I strolled down the aisle, glancing from one side to the other. Marijuana, cocaine, methamphetamines, Mexican tar, crates of semiautomatic pistols and assault rifles. Everything that could possibly be smuggled across the reservation shy of a cage full of undocumenteds and an insulated case of plutonium. Or maybe I just hadn’t come across them yet.

It was an impressive collection by anyone’s standards. I couldn’t imagine how much time and effort Antone had invested into confiscating this amount of contraband. It was a wonder he hadn’t already been hunted down and killed by the cartels. I shuddered to think that this volume of drugs could be considered too small to actually be missed.

I found it hard not to respect Antone for making it his mission to help rid his reservation of at least a portion of the drugs being funneled across his land and into the public school system, but that didn’t change the fact that he had crossed the line. No matter what crimes these criminals had committed, they didn’t deserve to be hunted down in the desert by someone like my brother.

Or maybe they did. Was not the definition of morality a code of conduct that served the greater good of society?

The cages ended with about fifteen feet remaining before the garage door. I smelled the faintest hint of gasoline. There were oil stains all over the floor. The concrete was lined with tire tracks. Rubber imprints. Three close together. Parallel. Like a tricycle would make. Or perhaps, more accurately, like an ultralight “trike” one-man aircraft would make. The kind that looked like a hang glider attached to a go-kart with an engine-driven propeller mounted to the back. The kind that could fly at more than thirty miles-an-hour and stay under the radar where the Border Patrol couldn’t see it.
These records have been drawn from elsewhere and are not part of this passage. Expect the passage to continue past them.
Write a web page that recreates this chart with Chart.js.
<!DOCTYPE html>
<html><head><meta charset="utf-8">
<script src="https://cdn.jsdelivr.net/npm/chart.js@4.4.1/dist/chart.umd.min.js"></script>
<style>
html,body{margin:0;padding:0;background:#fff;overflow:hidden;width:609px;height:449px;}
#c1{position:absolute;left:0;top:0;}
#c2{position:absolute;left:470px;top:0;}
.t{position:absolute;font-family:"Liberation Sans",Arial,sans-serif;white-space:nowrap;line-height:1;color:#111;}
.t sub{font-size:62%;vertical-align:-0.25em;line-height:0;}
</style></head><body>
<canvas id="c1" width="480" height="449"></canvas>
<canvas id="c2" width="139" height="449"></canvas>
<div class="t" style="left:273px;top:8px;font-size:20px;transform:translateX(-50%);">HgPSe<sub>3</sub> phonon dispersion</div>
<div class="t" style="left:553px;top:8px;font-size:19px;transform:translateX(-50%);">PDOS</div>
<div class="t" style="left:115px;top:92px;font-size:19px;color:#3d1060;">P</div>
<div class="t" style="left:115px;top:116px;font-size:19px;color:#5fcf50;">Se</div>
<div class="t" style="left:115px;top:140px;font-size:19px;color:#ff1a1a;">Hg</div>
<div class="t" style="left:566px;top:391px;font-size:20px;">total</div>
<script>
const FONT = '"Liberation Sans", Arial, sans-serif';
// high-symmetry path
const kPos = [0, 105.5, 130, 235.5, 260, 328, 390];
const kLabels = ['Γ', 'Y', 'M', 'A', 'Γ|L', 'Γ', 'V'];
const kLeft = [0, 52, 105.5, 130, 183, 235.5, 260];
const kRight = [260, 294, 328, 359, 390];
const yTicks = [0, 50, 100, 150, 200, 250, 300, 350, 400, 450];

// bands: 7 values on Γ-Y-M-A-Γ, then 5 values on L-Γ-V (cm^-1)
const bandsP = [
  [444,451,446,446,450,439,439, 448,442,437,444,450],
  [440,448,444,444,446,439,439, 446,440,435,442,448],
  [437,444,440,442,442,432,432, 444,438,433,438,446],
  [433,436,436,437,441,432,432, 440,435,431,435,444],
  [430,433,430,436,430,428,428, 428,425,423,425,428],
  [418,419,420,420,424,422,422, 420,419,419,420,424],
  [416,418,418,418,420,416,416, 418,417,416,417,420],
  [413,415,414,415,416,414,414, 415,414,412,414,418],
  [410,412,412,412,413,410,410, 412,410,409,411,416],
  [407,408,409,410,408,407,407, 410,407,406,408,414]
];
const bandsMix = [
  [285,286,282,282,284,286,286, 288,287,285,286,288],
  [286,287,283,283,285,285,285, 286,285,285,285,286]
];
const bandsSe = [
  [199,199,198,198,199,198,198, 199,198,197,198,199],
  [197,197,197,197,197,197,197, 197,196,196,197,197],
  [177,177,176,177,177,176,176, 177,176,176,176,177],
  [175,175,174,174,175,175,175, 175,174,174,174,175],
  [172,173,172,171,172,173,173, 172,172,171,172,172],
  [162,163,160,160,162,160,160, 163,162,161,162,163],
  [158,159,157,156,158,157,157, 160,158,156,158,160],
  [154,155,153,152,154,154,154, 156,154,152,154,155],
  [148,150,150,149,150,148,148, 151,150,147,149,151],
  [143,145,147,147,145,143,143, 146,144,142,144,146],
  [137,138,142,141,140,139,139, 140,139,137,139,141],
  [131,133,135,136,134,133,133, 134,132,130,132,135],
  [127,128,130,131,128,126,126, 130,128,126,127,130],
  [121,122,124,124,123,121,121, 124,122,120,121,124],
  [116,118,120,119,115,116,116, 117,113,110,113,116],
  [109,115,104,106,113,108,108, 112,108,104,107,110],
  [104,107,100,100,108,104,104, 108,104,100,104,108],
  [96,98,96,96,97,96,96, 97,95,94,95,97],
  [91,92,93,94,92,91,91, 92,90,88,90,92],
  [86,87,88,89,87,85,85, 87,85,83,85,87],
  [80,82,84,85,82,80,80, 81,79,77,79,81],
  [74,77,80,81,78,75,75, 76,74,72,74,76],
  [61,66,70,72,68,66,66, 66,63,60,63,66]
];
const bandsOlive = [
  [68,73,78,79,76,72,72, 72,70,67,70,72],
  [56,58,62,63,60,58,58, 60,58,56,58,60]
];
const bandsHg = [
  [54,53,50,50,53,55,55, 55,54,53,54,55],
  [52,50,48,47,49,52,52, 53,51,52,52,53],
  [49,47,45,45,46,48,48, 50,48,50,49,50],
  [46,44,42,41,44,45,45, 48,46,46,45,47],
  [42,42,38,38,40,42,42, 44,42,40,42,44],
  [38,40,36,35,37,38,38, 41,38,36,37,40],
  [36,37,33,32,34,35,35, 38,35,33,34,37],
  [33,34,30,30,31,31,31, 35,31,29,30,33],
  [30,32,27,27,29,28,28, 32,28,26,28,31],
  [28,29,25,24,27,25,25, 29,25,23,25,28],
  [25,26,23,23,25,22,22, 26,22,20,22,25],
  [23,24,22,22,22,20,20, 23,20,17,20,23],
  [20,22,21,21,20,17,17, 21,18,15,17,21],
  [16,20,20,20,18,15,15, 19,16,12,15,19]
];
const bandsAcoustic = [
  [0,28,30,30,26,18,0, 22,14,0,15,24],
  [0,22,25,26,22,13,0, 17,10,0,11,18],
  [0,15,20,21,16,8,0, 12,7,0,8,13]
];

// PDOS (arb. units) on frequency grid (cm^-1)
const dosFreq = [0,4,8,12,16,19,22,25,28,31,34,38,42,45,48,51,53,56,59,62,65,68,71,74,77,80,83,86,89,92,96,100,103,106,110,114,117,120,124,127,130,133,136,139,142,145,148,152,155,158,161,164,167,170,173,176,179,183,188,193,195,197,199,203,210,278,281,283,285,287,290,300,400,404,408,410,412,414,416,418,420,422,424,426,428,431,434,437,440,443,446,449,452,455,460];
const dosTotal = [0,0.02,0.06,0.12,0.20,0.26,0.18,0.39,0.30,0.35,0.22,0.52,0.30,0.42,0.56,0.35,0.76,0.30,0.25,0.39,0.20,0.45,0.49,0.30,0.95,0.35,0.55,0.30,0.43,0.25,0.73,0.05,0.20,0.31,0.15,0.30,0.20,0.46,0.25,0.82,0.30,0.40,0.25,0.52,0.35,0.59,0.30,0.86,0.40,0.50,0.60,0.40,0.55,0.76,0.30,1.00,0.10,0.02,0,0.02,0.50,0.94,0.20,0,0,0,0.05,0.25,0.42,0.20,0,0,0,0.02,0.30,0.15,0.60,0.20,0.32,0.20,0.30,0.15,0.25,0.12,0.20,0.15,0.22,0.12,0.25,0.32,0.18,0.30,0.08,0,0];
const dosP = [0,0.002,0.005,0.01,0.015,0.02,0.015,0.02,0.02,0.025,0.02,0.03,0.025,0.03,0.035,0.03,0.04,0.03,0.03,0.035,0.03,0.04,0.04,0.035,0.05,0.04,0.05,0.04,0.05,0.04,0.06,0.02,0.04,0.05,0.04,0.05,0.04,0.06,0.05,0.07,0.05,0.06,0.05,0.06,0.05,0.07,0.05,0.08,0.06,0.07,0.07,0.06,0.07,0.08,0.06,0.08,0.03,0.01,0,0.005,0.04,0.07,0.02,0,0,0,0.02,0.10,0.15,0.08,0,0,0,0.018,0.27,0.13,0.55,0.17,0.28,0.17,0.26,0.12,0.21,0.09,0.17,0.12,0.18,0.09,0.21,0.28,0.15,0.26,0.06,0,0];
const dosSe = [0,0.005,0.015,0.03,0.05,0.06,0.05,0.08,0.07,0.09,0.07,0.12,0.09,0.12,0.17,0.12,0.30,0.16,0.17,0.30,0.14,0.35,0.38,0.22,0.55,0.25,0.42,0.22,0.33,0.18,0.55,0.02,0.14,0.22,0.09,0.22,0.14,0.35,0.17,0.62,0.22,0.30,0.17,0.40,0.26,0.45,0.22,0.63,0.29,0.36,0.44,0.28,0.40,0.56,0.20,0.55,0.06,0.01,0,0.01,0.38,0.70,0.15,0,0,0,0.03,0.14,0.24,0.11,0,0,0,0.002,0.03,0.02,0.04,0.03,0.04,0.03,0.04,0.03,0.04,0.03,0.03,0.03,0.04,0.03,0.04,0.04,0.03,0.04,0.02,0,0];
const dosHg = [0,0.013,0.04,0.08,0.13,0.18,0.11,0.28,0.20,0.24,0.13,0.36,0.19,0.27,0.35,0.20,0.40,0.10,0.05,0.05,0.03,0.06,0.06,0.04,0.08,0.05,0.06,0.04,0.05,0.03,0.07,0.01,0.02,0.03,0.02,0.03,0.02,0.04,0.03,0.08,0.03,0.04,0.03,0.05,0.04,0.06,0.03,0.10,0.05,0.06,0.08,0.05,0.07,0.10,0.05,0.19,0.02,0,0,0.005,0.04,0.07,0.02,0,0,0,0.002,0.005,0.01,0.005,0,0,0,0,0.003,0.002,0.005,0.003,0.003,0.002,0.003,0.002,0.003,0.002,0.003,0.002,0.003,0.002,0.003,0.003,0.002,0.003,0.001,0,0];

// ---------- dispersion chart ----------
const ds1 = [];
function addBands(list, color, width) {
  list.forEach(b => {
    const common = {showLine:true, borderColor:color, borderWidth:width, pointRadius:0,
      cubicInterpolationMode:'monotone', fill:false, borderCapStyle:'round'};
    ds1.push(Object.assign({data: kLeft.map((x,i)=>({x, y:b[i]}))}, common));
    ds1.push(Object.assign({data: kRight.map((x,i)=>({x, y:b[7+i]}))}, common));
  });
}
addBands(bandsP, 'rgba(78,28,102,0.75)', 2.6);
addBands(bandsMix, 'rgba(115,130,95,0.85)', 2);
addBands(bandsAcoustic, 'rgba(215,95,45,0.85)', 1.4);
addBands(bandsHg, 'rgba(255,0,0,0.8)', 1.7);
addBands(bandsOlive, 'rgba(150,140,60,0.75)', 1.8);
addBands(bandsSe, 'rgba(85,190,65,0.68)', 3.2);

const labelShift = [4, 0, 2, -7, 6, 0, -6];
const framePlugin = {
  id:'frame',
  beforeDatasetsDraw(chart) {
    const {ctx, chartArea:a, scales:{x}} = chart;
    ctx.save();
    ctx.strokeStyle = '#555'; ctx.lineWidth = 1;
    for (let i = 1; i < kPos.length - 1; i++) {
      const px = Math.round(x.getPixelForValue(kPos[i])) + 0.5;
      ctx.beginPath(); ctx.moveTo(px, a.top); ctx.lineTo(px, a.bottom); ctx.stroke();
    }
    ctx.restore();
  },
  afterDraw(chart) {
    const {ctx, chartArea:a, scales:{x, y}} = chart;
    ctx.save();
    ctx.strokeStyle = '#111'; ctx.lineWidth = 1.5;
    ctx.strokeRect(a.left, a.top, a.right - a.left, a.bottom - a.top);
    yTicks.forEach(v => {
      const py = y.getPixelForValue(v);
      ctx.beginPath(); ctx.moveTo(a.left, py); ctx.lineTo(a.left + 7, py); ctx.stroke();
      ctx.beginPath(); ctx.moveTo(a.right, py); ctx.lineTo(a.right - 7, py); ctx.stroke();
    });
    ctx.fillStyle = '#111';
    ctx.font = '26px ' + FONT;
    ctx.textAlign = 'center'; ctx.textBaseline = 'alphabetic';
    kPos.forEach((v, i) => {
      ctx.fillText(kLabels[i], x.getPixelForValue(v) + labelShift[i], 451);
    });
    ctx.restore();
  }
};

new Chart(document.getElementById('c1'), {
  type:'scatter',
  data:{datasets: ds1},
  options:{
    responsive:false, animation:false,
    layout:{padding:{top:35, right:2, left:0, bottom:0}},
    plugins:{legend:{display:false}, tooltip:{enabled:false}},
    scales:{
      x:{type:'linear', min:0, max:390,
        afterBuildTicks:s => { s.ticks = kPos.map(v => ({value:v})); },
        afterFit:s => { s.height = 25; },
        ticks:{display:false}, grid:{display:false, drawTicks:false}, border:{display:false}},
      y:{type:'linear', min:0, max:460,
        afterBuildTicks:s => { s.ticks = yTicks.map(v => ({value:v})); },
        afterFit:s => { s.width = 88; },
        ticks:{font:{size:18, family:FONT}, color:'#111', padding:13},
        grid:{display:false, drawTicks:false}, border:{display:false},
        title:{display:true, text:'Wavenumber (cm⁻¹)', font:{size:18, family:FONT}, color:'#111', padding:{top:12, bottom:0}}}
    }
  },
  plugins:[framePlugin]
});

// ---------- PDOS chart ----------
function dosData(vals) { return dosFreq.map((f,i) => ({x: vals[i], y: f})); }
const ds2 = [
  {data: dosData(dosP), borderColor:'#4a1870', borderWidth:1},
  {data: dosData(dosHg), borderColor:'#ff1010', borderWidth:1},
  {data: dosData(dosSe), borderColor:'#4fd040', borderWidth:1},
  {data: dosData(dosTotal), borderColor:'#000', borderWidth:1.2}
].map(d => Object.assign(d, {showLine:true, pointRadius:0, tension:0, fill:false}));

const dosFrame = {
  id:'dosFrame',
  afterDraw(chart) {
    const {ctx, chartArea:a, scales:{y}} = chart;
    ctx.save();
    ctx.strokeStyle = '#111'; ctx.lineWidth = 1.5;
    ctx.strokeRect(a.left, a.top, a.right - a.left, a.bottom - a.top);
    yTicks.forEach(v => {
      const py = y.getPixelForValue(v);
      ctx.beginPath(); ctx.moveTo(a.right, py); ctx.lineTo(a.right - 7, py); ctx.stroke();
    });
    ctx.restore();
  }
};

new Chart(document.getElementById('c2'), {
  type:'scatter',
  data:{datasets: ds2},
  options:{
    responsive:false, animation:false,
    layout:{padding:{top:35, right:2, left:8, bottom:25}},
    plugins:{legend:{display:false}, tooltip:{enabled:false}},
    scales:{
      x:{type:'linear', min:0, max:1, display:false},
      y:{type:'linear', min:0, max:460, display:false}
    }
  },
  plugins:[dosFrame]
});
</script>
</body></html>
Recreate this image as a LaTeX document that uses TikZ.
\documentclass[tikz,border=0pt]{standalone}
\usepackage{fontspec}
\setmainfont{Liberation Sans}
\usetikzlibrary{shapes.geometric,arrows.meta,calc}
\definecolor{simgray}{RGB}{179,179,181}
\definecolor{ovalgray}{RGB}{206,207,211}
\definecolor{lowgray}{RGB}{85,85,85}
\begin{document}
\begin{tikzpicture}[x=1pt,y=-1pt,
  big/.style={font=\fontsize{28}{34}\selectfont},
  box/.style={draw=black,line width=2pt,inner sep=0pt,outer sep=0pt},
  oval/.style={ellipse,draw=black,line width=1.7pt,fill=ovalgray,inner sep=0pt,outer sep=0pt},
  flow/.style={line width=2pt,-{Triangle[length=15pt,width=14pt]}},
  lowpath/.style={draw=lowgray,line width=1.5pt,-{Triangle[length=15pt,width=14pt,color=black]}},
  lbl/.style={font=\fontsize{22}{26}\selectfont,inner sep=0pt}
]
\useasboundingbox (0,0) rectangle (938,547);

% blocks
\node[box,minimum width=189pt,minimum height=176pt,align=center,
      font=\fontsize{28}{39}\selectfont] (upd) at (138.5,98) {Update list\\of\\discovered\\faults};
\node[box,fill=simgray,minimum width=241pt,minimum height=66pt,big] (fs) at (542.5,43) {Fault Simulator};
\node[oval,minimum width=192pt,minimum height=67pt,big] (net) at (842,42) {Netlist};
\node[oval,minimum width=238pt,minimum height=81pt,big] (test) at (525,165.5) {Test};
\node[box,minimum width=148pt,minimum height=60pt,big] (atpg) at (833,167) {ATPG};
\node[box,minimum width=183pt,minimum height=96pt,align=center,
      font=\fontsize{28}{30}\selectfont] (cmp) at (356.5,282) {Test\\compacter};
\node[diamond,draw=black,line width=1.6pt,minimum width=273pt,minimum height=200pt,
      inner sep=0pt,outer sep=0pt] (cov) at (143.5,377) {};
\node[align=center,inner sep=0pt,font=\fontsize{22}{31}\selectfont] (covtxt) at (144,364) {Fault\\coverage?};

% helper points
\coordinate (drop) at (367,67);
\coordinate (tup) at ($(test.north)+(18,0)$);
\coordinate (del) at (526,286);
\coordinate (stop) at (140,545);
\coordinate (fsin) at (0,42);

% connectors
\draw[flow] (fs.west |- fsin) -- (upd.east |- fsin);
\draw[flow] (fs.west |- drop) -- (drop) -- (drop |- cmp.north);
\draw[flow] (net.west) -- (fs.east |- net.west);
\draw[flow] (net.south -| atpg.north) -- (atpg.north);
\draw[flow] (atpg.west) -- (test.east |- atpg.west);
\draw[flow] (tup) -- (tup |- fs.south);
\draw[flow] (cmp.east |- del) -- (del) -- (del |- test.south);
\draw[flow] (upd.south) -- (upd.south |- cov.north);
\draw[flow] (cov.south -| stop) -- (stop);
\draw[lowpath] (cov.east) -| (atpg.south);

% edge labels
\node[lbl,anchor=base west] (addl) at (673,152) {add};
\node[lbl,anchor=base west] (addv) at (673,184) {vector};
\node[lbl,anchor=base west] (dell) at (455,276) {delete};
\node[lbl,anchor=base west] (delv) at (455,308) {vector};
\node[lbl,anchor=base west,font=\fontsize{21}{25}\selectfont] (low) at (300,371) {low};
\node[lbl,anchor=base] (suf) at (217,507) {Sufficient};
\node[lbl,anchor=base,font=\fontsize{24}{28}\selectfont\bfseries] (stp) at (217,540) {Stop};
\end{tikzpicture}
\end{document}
The kind that the cartels used to make nighttime drops in remote locations where collection teams were ready and waiting. The kind that could easily get a man across the border and into the kind of town where he could disappear in less time than it took for all of the inept law enforcement officers swarming the desert to find his abandoned police cruiser.

I unlocked the garage door, rolled it upward, and stepped out into the night. The tire tracks led about four hundred feet away from me to a point where they vanished altogether.

Who in his right mind would leave the ‘States and risk his life crossing the desert to get into Mexico, you know?

Somewhere in the distance, a coyote howled at the moon.

Coyote is the master of deception.

Coyote.

I’itoi.

This infernal desert was positively crawling with gods of mischief.